Something doesn't add up here.


----------



## Augusta (Feb 9, 2009)




----------



## Southern Presbyterian (Feb 9, 2009)

I'm not sure what that attorney general's angle is, but he seems a bit obtuse to me.


----------



## No Longer A Libertine (Feb 9, 2009)

Southern Presbyterian said:


> I'm not sure what that attorney general's angle is, but he seems a bit obtuse to me.

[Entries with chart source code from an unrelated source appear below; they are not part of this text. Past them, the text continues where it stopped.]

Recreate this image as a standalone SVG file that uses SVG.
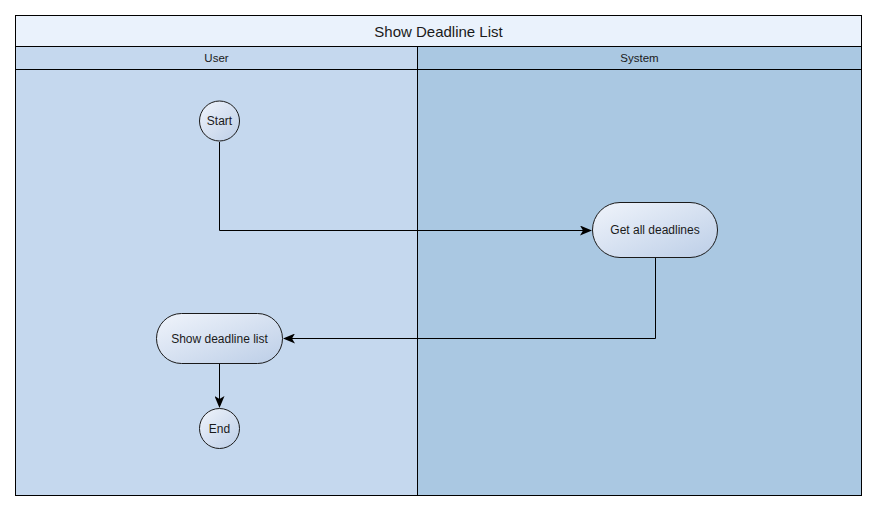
<svg xmlns="http://www.w3.org/2000/svg" width="878" height="512" viewBox="0 0 878 512">
<defs>
<linearGradient id="g" x1="0" y1="0" x2="1" y2="1">
<stop offset="0" stop-color="#F0F4FB"/>
<stop offset="1" stop-color="#BCCEE7"/>
</linearGradient>
<marker id="arr" viewBox="0 0 12 10" refX="11" refY="5" markerWidth="12" markerHeight="10" markerUnits="userSpaceOnUse" orient="auto">
<path d="M0,0 L12,5 L0,10 L3,5 Z" fill="#000"/>
</marker>
<style>
text{font-family:"Liberation Sans",Arial,sans-serif;fill:#1a1a1a;text-anchor:middle;dominant-baseline:central}
.small{font-size:11.5px}
.lbl{font-size:12px}
.title{font-size:15px}
.node{fill:url(#g);stroke:#1a1a1a;stroke-width:1}
.edge{fill:none;stroke:#000;stroke-width:1;marker-end:url(#arr)}
.hdr{fill:#EAF2FC;stroke:#000;stroke-width:1}
.user{fill:#C5D8EE;stroke:#000;stroke-width:1}
.sys{fill:#AAC8E2;stroke:#000;stroke-width:1}
</style>
</defs>
<rect x="0" y="0" width="878" height="512" fill="#fff"/>
<g id="pool">
<rect class="hdr" x="15.5" y="15.5" width="846" height="31"/>
<text class="title" x="438.5" y="31">Show Deadline List</text>
<rect class="user" x="15.5" y="46.5" width="402" height="23"/>
<rect class="sys" x="417.5" y="46.5" width="444" height="23"/>
<text class="small" x="216.5" y="58">User</text>
<text class="small" x="639.5" y="58">System</text>
<rect class="user" x="15.5" y="69.5" width="402" height="426"/>
<rect class="sys" x="417.5" y="69.5" width="444" height="426"/>
</g>
<g id="connectors">
<path class="edge" d="M219.5,142 V230.5 H591"/>
<path class="edge" d="M655.5,258 V338.5 H284"/>
<path class="edge" d="M219.5,364 V407"/>
</g>
<g id="start">
<circle class="node" cx="219.5" cy="121" r="20"/>
<text class="lbl" x="219.5" y="121">Start</text>
</g>
<g id="get-all-deadlines">
<rect class="node" x="592.5" y="202.5" width="125" height="55" rx="27.5"/>
<text class="lbl" x="655" y="230">Get all deadlines</text>
</g>
<g id="show-deadline-list">
<rect class="node" x="156.5" y="313.5" width="126" height="50" rx="25"/>
<text class="lbl" x="219.5" y="338.5">Show deadline list</text>
</g>
<g id="end">
<circle class="node" cx="219.5" cy="428.5" r="20"/>
<text class="lbl" x="219.5" y="429">End</text>
</g>
</svg>
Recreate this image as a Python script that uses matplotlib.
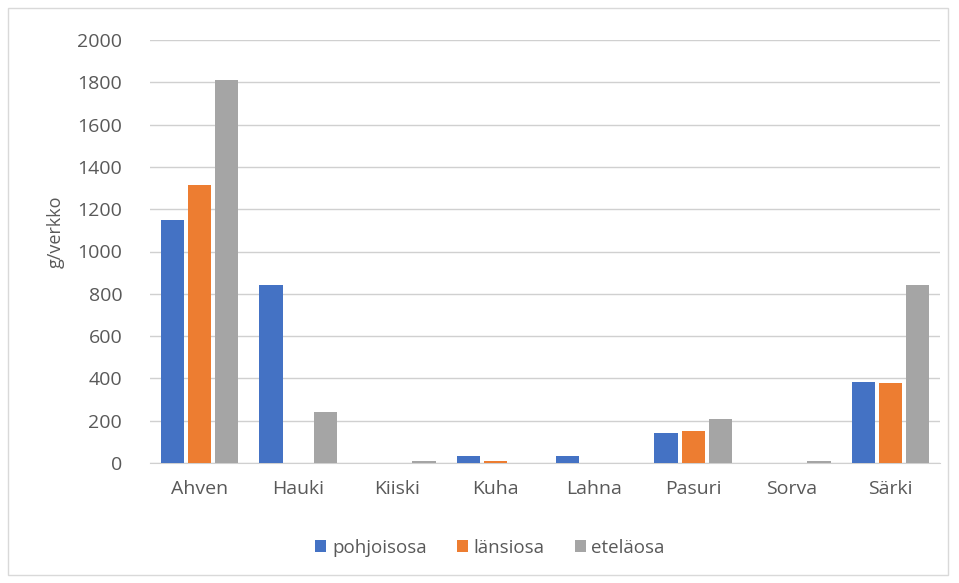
import matplotlib
matplotlib.use("Agg")
import matplotlib.pyplot as plt
import numpy as np
from matplotlib.patches import Rectangle

categories = ["Ahven", "Hauki", "Kiiski", "Kuha", "Lahna", "Pasuri", "Sorva", "Särki"]
pohjoisosa = [1150, 840, 0, 35, 35, 140, 0, 385]
lansiosa = [1315, 0, 0, 10, 0, 150, 0, 380]
etelaosa = [1810, 240, 10, 0, 0, 210, 10, 840]
series_names = ["pohjoisosa", "länsiosa", "eteläosa"]
yticks = [0, 200, 400, 600, 800, 1000, 1200, 1400, 1600, 1800, 2000]

colors = ["#4472C4", "#ED7D31", "#A5A5A5"]
text_color = "#595959"
plt.rcParams['font.family'] = ['Open Sans', 'DejaVu Sans']

fig = plt.figure(figsize=(9.59, 5.83), dpi=100)
fig.patches.append(Rectangle((8/959, 8/583), 940/959, 567/583, transform=fig.transFigure,
                             fill=False, edgecolor="#D9D9D9", linewidth=1.0))
ax = fig.add_axes([150/959, 1 - 463/583, 790/959, 423/583])

x = np.arange(len(categories))
w = 0.235
step = 0.275
for i, (vals, c, name) in enumerate(zip([pohjoisosa, lansiosa, etelaosa], colors, series_names)):
    ax.bar(x + (i - 1) * step, vals, width=w, color=c, label=name, zorder=3)

ax.set_xlim(-0.5, len(categories) - 0.5)
ax.set_ylim(0, 2000)
ax.set_yticks(yticks)
ax.set_yticklabels([str(t) for t in yticks])
ax.set_xticks(x)
ax.set_xticklabels(categories)
ax.grid(axis="y", color="#D0D0D0", linewidth=1.0, zorder=0)
for s in ["top", "right", "left"]:
    ax.spines[s].set_visible(False)
ax.spines["bottom"].set_color("#D0D0D0")
ax.tick_params(axis="both", length=0, labelsize=14, colors=text_color)
ax.tick_params(axis="y", pad=20)
ax.tick_params(axis="x", pad=12)
fig.text(56/959, 1 - 232/583, "g/verkko", rotation=90, fontsize=13, color=text_color,
         ha="center", va="center")

leg = fig.legend(loc="center", bbox_to_anchor=(490/959, 1 - 548/583), ncol=3, frameon=False,
                 fontsize=13.5, handlelength=0.6, handleheight=0.6, handletextpad=0.3,
                 columnspacing=1.6)
for t in leg.get_texts():
    t.set_color(text_color)

fig.savefig("out.png", dpi=100, facecolor="white")
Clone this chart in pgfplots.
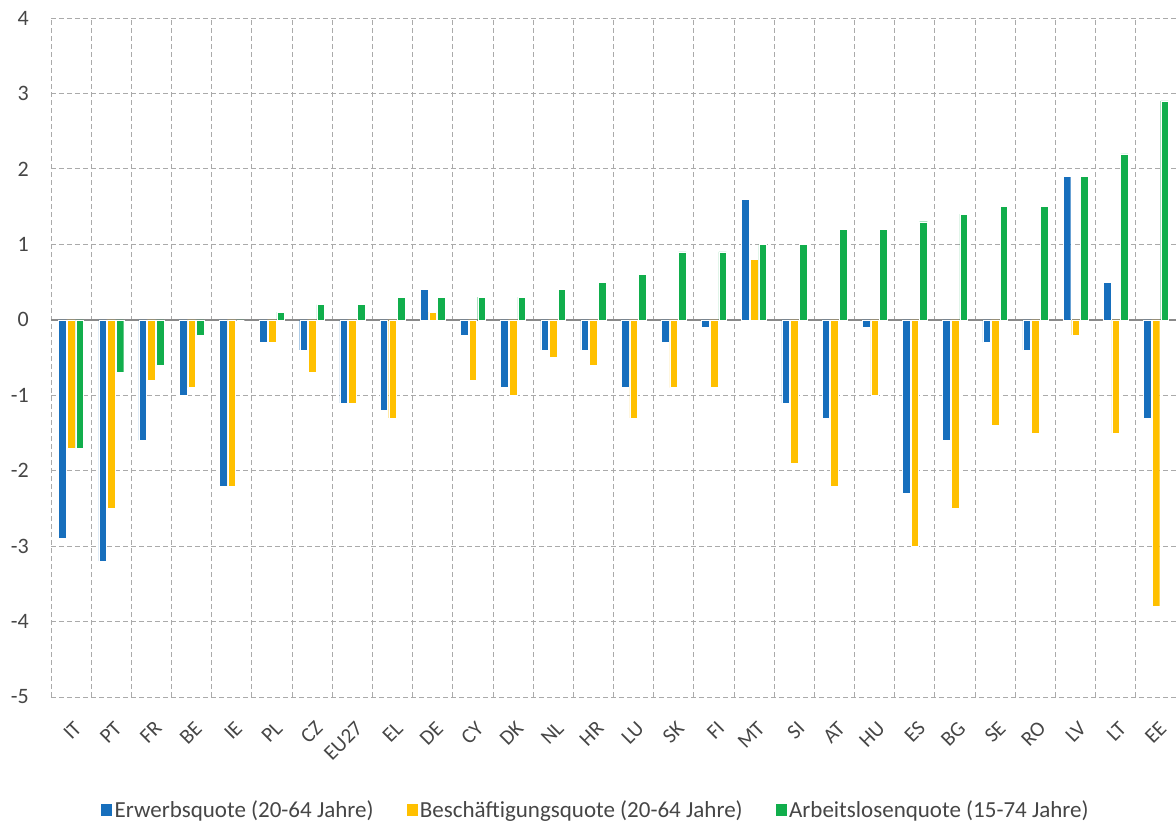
\documentclass[border=0pt]{standalone}
\usepackage{fontspec}
\setmainfont{Carlito}
\usepackage{pgfplots}
\usepackage{pgfplotstable}
\pgfplotsset{compat=1.18}
\definecolor{cblue}{RGB}{23,111,189}
\definecolor{cyellow}{RGB}{255,192,0}
\definecolor{cgreen}{RGB}{17,174,76}
\definecolor{cgrid}{RGB}{170,170,170}
\definecolor{czero}{RGB}{137,137,137}
\definecolor{ctext}{RGB}{70,70,70}
\pgfplotstableread{
x lab e b a
0 IT -2.9 -1.7 -1.7
1 PT -3.2 -2.5 -0.7
2 FR -1.6 -0.8 -0.6
3 BE -1.0 -0.9 -0.2
4 IE -2.2 -2.2 0.0
5 PL -0.3 -0.3 0.1
6 CZ -0.4 -0.7 0.2
7 EU27 -1.1 -1.1 0.2
8 EL -1.2 -1.3 0.3
9 DE 0.4 0.1 0.3
10 CY -0.2 -0.8 0.3
11 DK -0.9 -1.0 0.3
12 NL -0.4 -0.5 0.4
13 HR -0.4 -0.6 0.5
14 LU -0.9 -1.3 0.6
15 SK -0.3 -0.9 0.9
16 FI -0.1 -0.9 0.9
17 MT 1.6 0.8 1.0
18 SI -1.1 -1.9 1.0
19 AT -1.3 -2.2 1.2
20 HU -0.1 -1.0 1.2
21 ES -2.3 -3.0 1.3
22 BG -1.6 -2.5 1.4
23 SE -0.3 -1.4 1.5
24 RO -0.4 -1.5 1.5
25 LV 1.9 -0.2 1.9
26 LT 0.5 -1.5 2.2
27 EE -1.3 -3.8 2.9
}\data
\begin{document}
\begin{tikzpicture}
\begin{axis}[
  scale only axis, width=1125pt, height=679pt,
  xmin=-0.5, xmax=27.5, ymin=-5, ymax=4,
  ytick={-5,...,4},
  xtick=data,
  xticklabels from table={\data}{lab},
  minor xtick={-0.5,0.5,...,27.5},
  xminorgrids, ymajorgrids,
  grid style={dash pattern=on 5pt off 3pt, cgrid, line width=0.9pt},
  minor grid style={dash pattern=on 5pt off 3pt, cgrid, line width=0.9pt},
  axis line style={draw=none},
  major tick length=0pt, minor tick length=0pt,
  extra y ticks={0}, extra y tick labels={},
  extra y tick style={grid=major, major grid style={solid, czero, line width=1.6pt}},
  /pgf/number format/assume math mode=true,
  yticklabel style={font=\fontsize{22}{26}\selectfont, text=ctext, inner sep=0pt, xshift=-22pt},
  x tick label style={font=\fontsize{21}{25}\selectfont, text=ctext, inner sep=0pt, xshift=7pt, yshift=-28pt, rotate=45, anchor=east},
  legend style={at={(0.484,-0.1664)}, anchor=center, draw=none, legend columns=3,
    font=\fontsize{23}{27}\selectfont, text=ctext,
    /tikz/every even column/.append style={column sep=30pt}},
  legend image code/.code={\fill[#1] (0pt,-6pt) rectangle (12pt,7pt);},
]
\addplot[ybar, bar width=0.19, bar shift=-0.215, fill=cblue, draw=white, line width=0.4pt] table[x=x,y=e]{\data};
\addlegendentry{Erwerbsquote (20-64 Jahre)}
\addplot[ybar, bar width=0.19, bar shift=0, fill=cyellow, draw=white, line width=0.4pt] table[x=x,y=b]{\data};
\addlegendentry{Beschäftigungsquote (20-64 Jahre)}
\addplot[ybar, bar width=0.19, bar shift=0.215, fill=cgreen, draw=white, line width=0.4pt] table[x=x,y=a]{\data};
\addlegendentry{Arbeitslosenquote (15-74 Jahre)}
\end{axis}
\pgfresetboundingbox
\path ([xshift=-51pt,yshift=-125pt]current axis.south west) rectangle ([yshift=18pt]current axis.north east);
\end{tikzpicture}
\end{document}
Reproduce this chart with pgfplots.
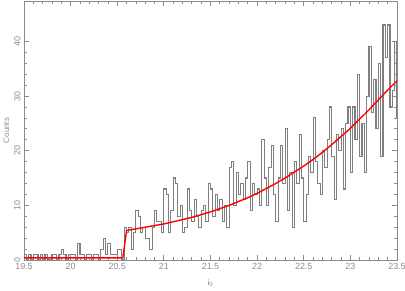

*cough* Geometry alert, this joke was about algebra


----------



## Skyler (Feb 9, 2009)

No Longer A Libertine said:


> Southern Presbyterian said:
> 
> 
> > I'm not sure what that attorney general's angle is, but he seems a bit obtuse to me.
> ...



The attorney general started it. He brought up Isosceles.


----------



## Southern Presbyterian (Feb 9, 2009)

Skyler said:


> No Longer A Libertine said:
> 
> 
> > Southern Presbyterian said:
> ...



Exactly. And what else would one use a protractor for?


----------



## Richard King (Feb 9, 2009)

This is the perfect opportunity for me to share my favorite algebra funny.
It used to simply be the equation: I > U
Then I found this brilliant comic statement.
I have waited and waited for someone to strike up a good algebra conversation so I could share this but who talks about such things? 
Leave it to the PB.

http://i41.tinypic.com/ftihae.jpg


----------



## LawrenceU (Feb 9, 2009)

Richard King said:


> This is the perfect opportunity for me to share my favorite algebra funny.
> It used to simply be the equation: I > U
> Then I found this brilliant comic statement.
> I have waited and waited for someone to strike up a good algebra conversation so I could share this but who talks about such things?
> ...



That is pretty good!


----------



## Skyler (Feb 9, 2009)

Richard King said:


> This is the perfect opportunity for me to share my favorite algebra funny.
> It used to simply be the equation: I > U
> Then I found this brilliant comic statement.
> I have waited and waited for someone to strike up a good algebra conversation so I could share this but who talks about such things?
> ...





Just translate it into her language.


----------



## MrMerlin777 (Feb 9, 2009)




----------